Bruce Spiegelman

A drug that replicates the effects of exercise sounds quite beneficial to the ears of the multitude of people aiming to lose weight. A new hormone discovery by researchers at Dana-Farber Cancer Institute could mimic the influences of exercise, thereby leading to the treatment of metabolic disorders like obesity and diabetes.

As part of the research, a set of obese and pre-diabetic mice were administered a hormone called irisin. After 10 days of exposure to the hormone, the mice apparently experienced better hormone regulation and insulin levels.
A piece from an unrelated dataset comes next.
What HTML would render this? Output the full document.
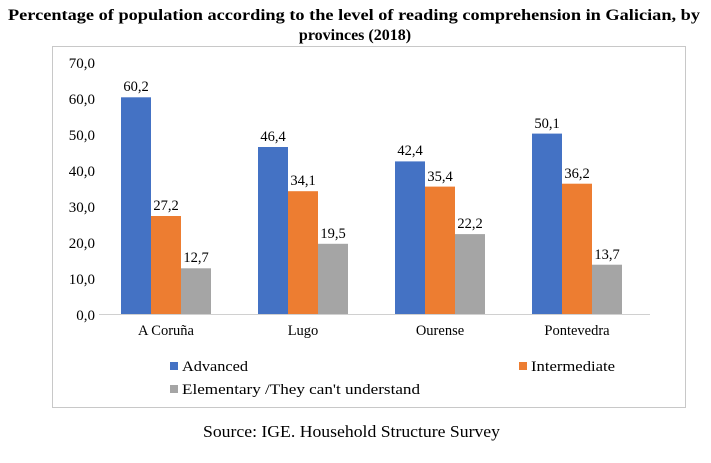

This eventually led to efficient diabetes control and weight loss.

Bruce Spiegelman, senior author and professor of cell biology at Harvard Medical School, commented, “There has been a feeling in the field that exercise ‘talks to’ various tissues in the body. But the question has been, how?”

The scientists believed that this effect was possibly because the aforesaid hormone triggered genes that transformed white fat into brown fat. The latter is responsible for burning of excess calories in the body and at levels higher than that achieved by exercise singlehandedly.

Basically, exercise elevates the proportions of irisin in the body, therefore irisin supplements may work. However, the team cautions that the findings did not imply that people can give up on exercise and gym to consume irisin drugs. Such supplements may not support muscle building, the scientists believe. Irisin presumably worked by activating a metabolic regulator known as PGC1-alpha, which is also triggered during exercise.

Reportedly, Ember Therapeutics will develop the drug that has been licensed by Dana-Farber. The study is published in the journal, Nature.